The new season sets up an internal question for Claire that also has meta resonance beyond the pages of the script: Will she wield her power darkly like Francis, or forge a new way? In the beginning of the first episode, after listening to a litany of threats that have been issued against her ("I'd like to fry her eyeballs. If nobody else steps up to kill the president, I will. I'd enjoy it.") she locates what at first sounds like a Hill House haunting from within the building. A bird has somehow become trapped inside the wall, and as she walks it out onto the front steps, she pauses for an Underwood Fourth Wall Break: "It's not true what he told you all those years ago, that there are two kinds: useful and useless. There's only one kind. Pain is pain." The small, fragile bird in her hand. The camera lingering on her fist. Echoes of the first episode of season 1, when Francis lets the viewer know exactly who he is by strangling a dog. Who does Claire want us to think she is in that moment, and can we trust it to be true? Following Robin Wright through this season as she reveals Claire slowly and deliberately is worth a binge.

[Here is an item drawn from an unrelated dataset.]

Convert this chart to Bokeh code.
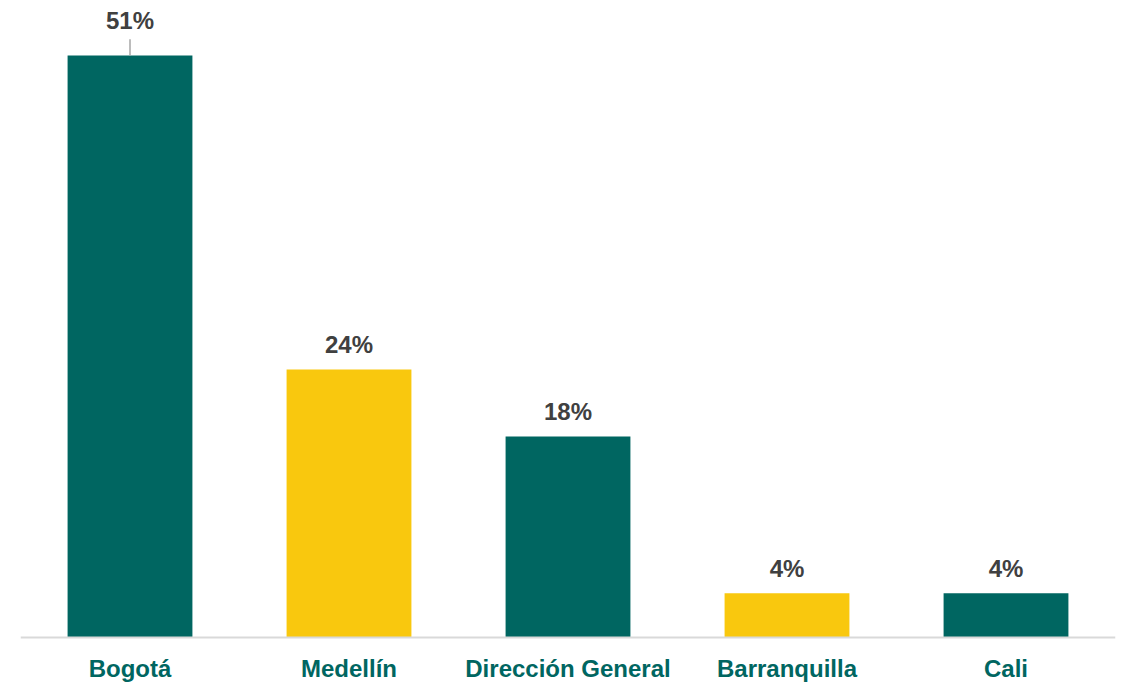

"Patriot Act with Hasan Minhaj" premieres Sunday, Oct. 28, Netflix
Hasan Minhaj hosted the first White House Correspondents Dinner of the Donald Trump administration, and he held nothing back in his excoriation of the "liar-in-chief," as he called Trump, and his administration: "Jeff Sessions couldn’t be here tonight. He was busy doing a pre-Civil War reenactment. On his R.S.V.P. he just wrote, 'no.' Just no! Which happens to be his second favorite n-word."
That night, Minhaj also gave a preview of his future trajectory: "For those of you who don’t know me, I am a correspondent on 'The Daily Show' on Comedy Central. Now, I see some of you whispering to each other—'What is Comedy Central?' Um, it’s basically an internship for Netflix."
It's a tongue-in-cheek prophecy that came true, first with Minhaj's Netflix comedy special that debuted last year, "Hasan Minhaj: Homecoming King," for which he won a Peabody Award, and now with "Patriot Act with Hasan Minhaj," his new comedy show premiering Sunday night with its first two episodes. With "Patriot Act," Minhaj will make history as the first Indian-American host of a weekly comedy series.
Netflix says "Patriot Act" will "explore the modern cultural and political landscape with depth and sincerity," which sounds likable enough, if not terribly specific. But with a commitment of 32 episodes, Netflix appears to be promising it will stick by the show as it finds its feet, which has to be a relief for Minhaj. After all, his fellow "Daily Show" alum Michelle Wolf, whose own Netflix show "The Break," which premiered in the wake of her bombshell performance hosting the WHCD earlier this year, was allowed all of ten episodes before being canceled.
"The Lost Tapes: Clinton Impeachment" airs Monday, Oct. 29, Smithsonian Channel
If it feels like it's been way too long since you've listened to the conversations Linda Tripp taped between her and Monica Lewinsky during Ken Starr's investigation into President Bill Clinton's affairs, I guess it's your lucky week? The Smithsonian Channel's "The Lost Tapes" series turns its focus to the run-up to and fall-out from Clinton's impeachment Monday evening, and if you've forgotten since he left office just how heckle-able Newt Gingrich is, seeing and hearing this much of him at the height of his power as Speaker of the House after the Republican wave in 1994 might rekindle that passion in you.
For those of us who were old enough to actually want to watch the news during this period, this episode of "The Lost Tapes" plays like an unsettling school reunion of sorts. Hey, there's Jake Tapper with a very '90s haircut before he was famous talking about what a nice girl Monica Lewinsky was! Oh yeah, there's Paula Jones being sneered at, and Hillary Clinton too. And it's almost quaint now, in the era of "grab 'em by the p**sy" and Stormy Daniels' Mario Kart analogy, to see the waves of politicians resigning in hypocritical disgrace after their own affairs came to light.
But this "Lost Tapes" installment is also a handy overview, told in real time through TV news clips and evidence recordings, of what was without a doubt a significant period in American history, as well as something of a master class in how one investigation — Starr's began with the Whitewater controversy, not sexual harassment or sexual affairs — grows beyond its initial scope. Mueller fans, take note: This kind of work can go on for years, which we might not even fully appreciate until Smithsonian does its own deep dive on the Trump administration in years to come.